Only days after the announcement of the construction of ‘the largest tidal energy project in the world’ in the Pentland Firth, the news that wind farms powered 4 million Scottish homes last month and the report of the launch of a prototype of a revolutionary new type of floating multi turbine platform to be sited near Dounreay, we hear more good news and, interestingly, that the latter may not require much further thought as the Scottish Government approves an application to develop a huge floating wind farm off the coast of Aberdeenshire. Reported in Scottish Construction Now today:
‘The green light has been given to Kincardine Offshore to build the world’s largest floating wind array, consisting of up to eight 6MW semi-submersible turbines, which will operate 15km off the coast of Kincardineshire. The first turbine of the 50MW array is expected to be on site in the second quarter of 2018.’

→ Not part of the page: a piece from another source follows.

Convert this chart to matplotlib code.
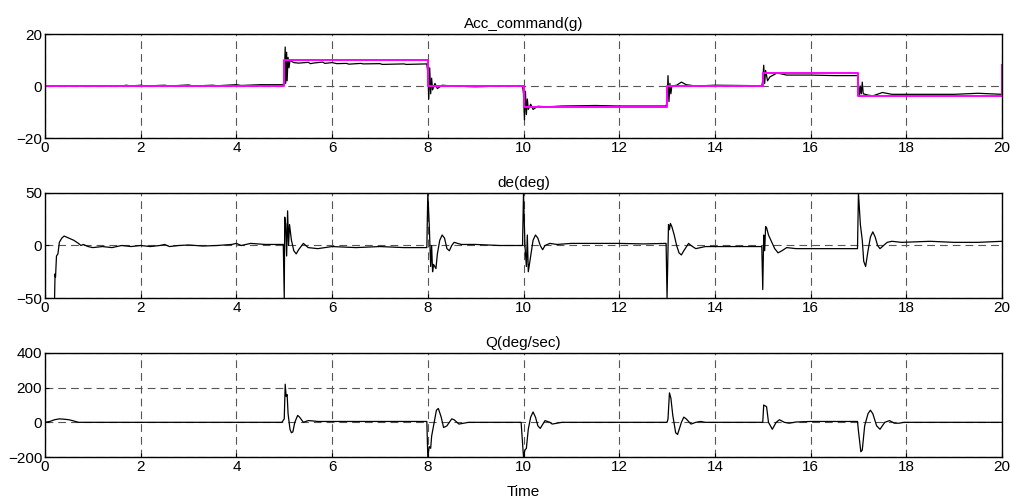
import matplotlib
matplotlib.use("Agg")
import matplotlib.pyplot as plt

plt.rcParams['font.family'] = ['Liberation Sans', 'DejaVu Sans']

# ---------------- data ----------------
# command steps (breakpoints and levels, steps-post)
cmd_t = [0, 5, 8, 10, 13, 15, 17, 20]
cmd_v = [0, 10, 0, -8, 0, 5, -4, 8]

acc_t = [0, 1.6, 1.7, 1.8, 2.0, 2.1, 2.5, 2.6, 3.0, 3.1, 3.5, 3.6, 4.0, 4.1, 4.5, 4.9, 4.98,
         5.0, 5.02, 5.03, 5.05, 5.06, 5.08, 5.1, 5.12, 5.15, 5.2, 5.3, 5.5, 5.55, 5.6, 5.8, 5.85,
         6.0, 6.1, 6.3, 6.35, 6.6, 6.65, 7.0, 7.05, 7.5, 7.55, 7.98,
         8.0, 8.02, 8.04, 8.06, 8.08, 8.1, 8.15, 8.2, 8.3, 8.5, 9.0, 9.5, 9.98,
         10.0, 10.02, 10.04, 10.06, 10.08, 10.1, 10.15, 10.2, 10.3, 10.5, 10.8, 11.2, 11.5, 12.0, 12.98,
         13.0, 13.02, 13.04, 13.06, 13.08, 13.1, 13.2, 13.3, 13.4, 13.6, 14.0, 14.5, 14.98,
         15.0, 15.02, 15.04, 15.06, 15.1, 15.15, 15.3, 15.5, 16.0, 16.5, 16.98,
         17.0, 17.02, 17.04, 17.06, 17.08, 17.1, 17.2, 17.3, 17.5, 17.7, 18.0, 19.0, 19.5, 20.0]
acc_v = [0, 0, 0.3, 0, 0.3, 0, 0.3, 0, 0.4, 0, 0.3, 0.1, 0.5, 0.2, 0.5, 0.5, 0.5,
         3, 15, 1, 13, 2, 11, 7, 10, 9.5, 9, 8.8, 9.1, 8.6, 8.8, 9.2, 8.7,
         9, 8.6, 8.7, 8.4, 8.7, 8.5, 8.6, 8.3, 8.5, 8.3, 8.5,
         5, -5, 7, -3, 3, -1.5, 1, -1, 0.3, 0, -0.3, 0, 0.1,
         -3, -13, -2, -11, -5, -9, -7, -9, -7.8, -8, -7.7, -7.6, -7.5, -7.7, -7.7,
         -6, 4, -6, 1, -3, 0, 0.3, 1.5, 0.5, 0, 0.3, 0.2, 0.1,
         2, 8, 1, 6, 2, 3.5, 5, 4.2, 4.2, 4.0, 4.0,
         1, -4, 0, -3, 1.5, -3, -3.5, -3.8, -2.5, -3.2, -3.2, -3.2, -2.8, -3.2]

de_t = [0.2, 0.21, 0.22, 0.24, 0.27, 0.3, 0.35, 0.4, 0.45, 0.5, 0.6, 0.7, 0.75, 0.8, 0.9, 1.0,
        1.2, 1.4, 1.6, 1.8, 2.0, 2.2, 2.4, 2.5, 2.6, 2.8, 3.0, 3.3, 3.6, 3.9, 4.0, 4.1, 4.3, 4.6, 4.98,
        5.0, 5.01, 5.03, 5.05, 5.07, 5.09, 5.11, 5.15, 5.2, 5.25, 5.3, 5.4, 5.5, 5.7, 6.0, 6.5, 7.0,
        7.5, 7.98,
        8.0, 8.03, 8.06, 8.08, 8.1, 8.12, 8.17, 8.2, 8.25, 8.3, 8.35, 8.4, 8.45, 8.5, 8.55, 8.7,
        9.0, 9.5, 9.98,
        10.0, 10.03, 10.06, 10.08, 10.1, 10.15, 10.2, 10.25, 10.3, 10.35, 10.4, 10.45, 10.55, 10.7,
        11.0, 11.5, 12.0, 12.5, 12.98,
        13.0, 13.03, 13.05, 13.07, 13.1, 13.15, 13.2, 13.25, 13.3, 13.35, 13.45, 13.5, 13.6, 13.8,
        14.0, 14.5, 14.98,
        15.0, 15.02, 15.04, 15.06, 15.08, 15.12, 15.2, 15.25, 15.32, 15.4, 15.5, 15.7, 16.0, 16.5,
        16.98,
        17.0, 17.04, 17.08, 17.11, 17.15, 17.2, 17.25, 17.3, 17.35, 17.4, 17.45, 17.5, 17.6, 17.7,
        17.9, 18.5, 19.0, 19.5, 20.0]
de_v = [-50, -27, -30, -10, -8, 3, 7, 9, 8, 7, 5, 2, 0, 1, -1, -2,
        -1, -2, 0, -1, 0, -1, 0, 1, -1, 0, 0.5, -0.5, 0, 1, 2, 0, 2, 1, 1,
        -50, 27, 20, -10, 33, 0, 20, 5, -5, -8, -4, 2, -2, -3, -1, -2, -1,
        -2, -2,
        50, 20, -20, 0, -25, -18, -22, -8, 5, 10, 7, -3, -5, 0, 3, 1,
        1, 0, 0,
        50, 0, -20, 10, -25, -10, 5, 10, 7, 0, -4, 0, 2, 1,
        2, 2, 2, 1.5, 2,
        -50, 20, 15, 21, 18, 10, 0, -7, -9, -5, 2, 0, -3, -1,
        -1, -1, -1,
        -42, 10, -5, 18, 17, 10, 2, -3, -7, -5, -2, -3, -3, -3,
        -3,
        50, 20, 5, -15, -20, -5, 8, 13, 8, 0, -3, -1, 3, 4,
        3, 4, 3, 3, 4]

q_t = [0, 0.1, 0.2, 0.3, 0.4, 0.5, 0.6, 0.7, 1.0, 4.95,
       5.0, 5.02, 5.04, 5.06, 5.08, 5.12, 5.15, 5.18, 5.22, 5.28, 5.32, 5.4, 5.5, 5.6, 5.7, 6.0,
       7.0, 7.98,
       8.0, 8.03, 8.06, 8.08, 8.12, 8.18, 8.22, 8.28, 8.33, 8.4, 8.5, 8.55, 8.65, 8.75, 8.85, 9.0,
       9.95,
       10.0, 10.03, 10.06, 10.1, 10.15, 10.2, 10.25, 10.3, 10.35, 10.45, 10.55, 10.6, 10.7, 10.8,
       13.0,
       13.02, 13.05, 13.08, 13.12, 13.18, 13.22, 13.3, 13.35, 13.4, 13.5, 13.6, 13.7, 13.8, 14.98,
       15.0, 15.02, 15.08, 15.12, 15.2, 15.28, 15.35, 15.45, 15.55, 15.7, 16.0, 16.98,
       17.0, 17.05, 17.08, 17.13, 17.2, 17.25, 17.3, 17.38, 17.45, 17.55, 17.65, 17.75, 17.85,
       17.95, 20.0]
q_v = [0, 5, 15, 20, 18, 15, 8, 0, 0, 0,
       20, 220, 150, 160, 50, -40, -60, -55, 0, 40, 30, 0, 10, 8, 5, 5,
       5, 5,
       -200, -140, -150, -80, -20, 70, 80, 30, -30, -20, 20, 15, -10, -5, 0, 0,
       0,
       -200, -160, -150, -40, 30, 60, 30, -20, -35, 10, 0, -10, -5, 0,
       0,
       20, 170, 140, 40, -60, -70, 0, 30, 20, -10, 0, 5, 0, 0,
       0, 100, 90, 0, -40, 0, 15, 0, -5, 2, 5, 5,
       -50, -170, -160, -20, 50, 70, 50, -20, -40, 0, 10, -5, -5,
       0, 0]

titles = ["Acc_command(g)", "de(deg)", "Q(deg/sec)"]
yticks = [[-20, 0, 20], [-50, 0, 50], [-200, 0, 200, 400]]
ylims = [(-20, 20), (-50, 50), (-200, 400)]
xticks = list(range(0, 21, 2))

# ---------------- figure ----------------
fig = plt.figure(figsize=(10.10, 4.98), dpi=100)
left = 45 / 1010
width = (1002 - 45) / 1010
tops = [34, 193, 353]
bots = [138, 298, 457]

axes = []
for i in range(3):
    b = 1 - bots[i] / 498
    h = (bots[i] - tops[i]) / 498
    ax = fig.add_axes([left, b, width, h])
    axes.append(ax)

FS = 11
series = [(acc_t, acc_v), (de_t, de_v), (q_t, q_v)]
for i, ax in enumerate(axes):
    t, v = series[i]
    ax.plot(t, v, color='black', lw=0.9, zorder=3)
    if i == 0:
        ax.plot(cmd_t, cmd_v, color='#ff00ff', lw=1.4, drawstyle='steps-post', zorder=4)
    ax.set_xlim(0, 20)
    ax.set_ylim(*ylims[i])
    ax.set_xticks(xticks)
    ax.set_yticks(yticks[i])
    ax.set_title(titles[i], fontsize=FS, pad=4)
    ax.grid(True, color='#555555', linestyle=(0, (7, 4.5)), lw=0.8)
    ax.tick_params(direction='in', length=3, labelsize=FS, pad=2, width=0.8)
    for s in ax.spines.values():
        s.set_linewidth(1.0)
        s.set_zorder(5)

axes[2].set_xlabel("Time", fontsize=FS, labelpad=8)

fig.savefig("out.png", dpi=100)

According to the report, this will be just the beginning of a new era in reliable renewable energy production, create 110 jobs and reduce CO2 emissions by around 90 000 tonnes per year. The advantages of this technology can be found in a previous piece:
This kind of development, along with the land-based wind farms and the marine turbine fields shows that the Scottish Government target of generating half of our energy from renewables by 2030 may prove too modest an aim.
As floating wind farms tend to be located well out to sea and thus out of sight, we must assume Donald Trump did not object. I do wonder if it’s the aesthetics of wind farms that worry him or a fear of the effect that one, too close, may have on his hair.